True, but could you name a case of that happening? If such was the case in something I was working on, I'd either drop the inline, or change it so that it called other functions instead of messing with memory layouts directly. I'm partial to the former, for 2 major reasons.
Firstly, if you are going to have it calling a bunch of wrapper functions, it will almost certainly be at least as slow as with the preformance hit that a CALL takes. Note that while I say slow, that's relative. Secondly, I would hazard to guess that if you're exporting something that will be so preformance critical that it really needs to be inlined so as not to suffer noteworthy slowdown, you have bigger problems, such as design. At least, that's my opinion.
In general though, I just make a point to never have something exported or otherwise available to other applications/modules be inlined. It's worked for me so far.
Firstly, if you are going to have it calling a bunch of wrapper functions, it will almost certainly be at least as slow as with the preformance hit that a CALL takes. Note that while I say slow, that's relative. Secondly, I would hazard to guess that if you're exporting something that will be so preformance critical that it really needs to be inlined so as not to suffer noteworthy slowdown, you have bigger problems, such as design. At least, that's my opinion.

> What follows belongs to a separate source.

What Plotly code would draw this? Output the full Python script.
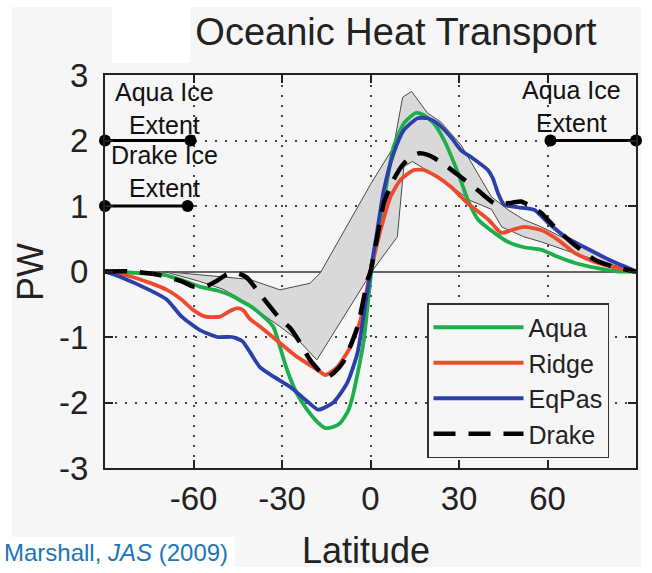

In general though, I just make a point to never have something exported or otherwise available to other applications/modules be inlined. It's worked for me so far.
@SirLuthor: JohnsonGPS has indirectly asked for pitfalls in using inlined functions, and the mentioned stuff is the one coming to my mind. I've said neither "inlining is evil" nor "there is no solution of this problem", but only "be aware of this".
I think it is worth to point out possible pitfalls so whoever doesn't know about could avoid being trapped!
I think it is worth to point out possible pitfalls so whoever doesn't know about could avoid being trapped!
I'm aware of that, and I think it's great that someone knows a lot about this and wants to share the info to help others, I'm not criticizing that, nor making it seem like it wasn't a problem, I was just interested in where that could possible occur, for my own enlightenment. I'm still interested, I'd love to see an example of where that would realistically happen [smile]
I don't think that this problem is theoretical only. Thinking back to the days when I made my first dynamic libs I wasn't aware of such things like "guarantee that the code of deleting a dynamically allocated object is located in where its allocation is", and it never comes to my mind that it would be a problem at all. I personally _have_ developed classes not in mind to add them to a dynamic lib one day; later I was busy in reworking them.
This was the answer from a "human" point of view where such problems occur. Now follows a technical point of view:
The problem with such is that it may work for a long time, at least for oneself where the IDE takes care of re-compilation when needed, and one is working with the same compiler all the day, and ... but what happens if releasing a dynamic lib (e.g. a plug-in) to the public, so that the framework it is bound into is a different one? Say, the problem may pop up later due to compiler mismatch, build version mismatch, or something similar.
As long as one programs for fun those situations are inconvenient only, but if you program commercially (I do so) it becomes more than inconvenient.
This was the answer from a "human" point of view where such problems occur. Now follows a technical point of view:
The problem with such is that it may work for a long time, at least for oneself where the IDE takes care of re-compilation when needed, and one is working with the same compiler all the day, and ... but what happens if releasing a dynamic lib (e.g. a plug-in) to the public, so that the framework it is bound into is a different one? Say, the problem may pop up later due to compiler mismatch, build version mismatch, or something similar.
As long as one programs for fun those situations are inconvenient only, but if you program commercially (I do so) it becomes more than inconvenient.
Here is a direct discussion of this on msdn:
http://msdn2.microsoft.com/en-us/library/feffc7b5.aspx
Quote
"You should exercise care when providing imported inline functions because they can create the possibility of version conflicts. An inline function gets expanded into the application code; therefore, if you later rewrite the function, it does not get updated unless the application itself is recompiled. (Normally, DLL functions can be updated without rebuilding the applications that use them.)"
Happy coding
http://msdn2.microsoft.com/en-us/library/feffc7b5.aspx
Quote
"You should exercise care when providing imported inline functions because they can create the possibility of version conflicts. An inline function gets expanded into the application code; therefore, if you later rewrite the function, it does not get updated unless the application itself is recompiled. (Normally, DLL functions can be updated without rebuilding the applications that use them.)"
Happy coding
By "out-of-sync" he probably means that the compiler might not recompile all of the source files that it should when certain changes are made. There are times with some compilers that you need to do a rebuild-all because it either incorrectly didn't think it needed to recompile certain files, or because you mucked it up somehow, e.g. saving during the build.
It looks to me like the problem posted on that forum was perhaps a compiler bug. (but don't hold me to that)
I would strongly encourage the "If it aint broke, don't fix it!" methodology here!
If you must change it, don't do it by making little modifications. Do it by first fully understanding what the code does (not how it does it) and rewriting it from scratch to do exactly what you understand it was doing. Your code will be simpler of course. Then do extensive side-by-side testing to ensure that your code functions no worse than the original. 'Better' is fine, of course!
It looks to me like the problem posted on that forum was perhaps a compiler bug. (but don't hold me to that)
I would strongly encourage the "If it aint broke, don't fix it!" methodology here!
If you must change it, don't do it by making little modifications. Do it by first fully understanding what the code does (not how it does it) and rewriting it from scratch to do exactly what you understand it was doing. Your code will be simpler of course. Then do extensive side-by-side testing to ensure that your code functions no worse than the original. 'Better' is fine, of course!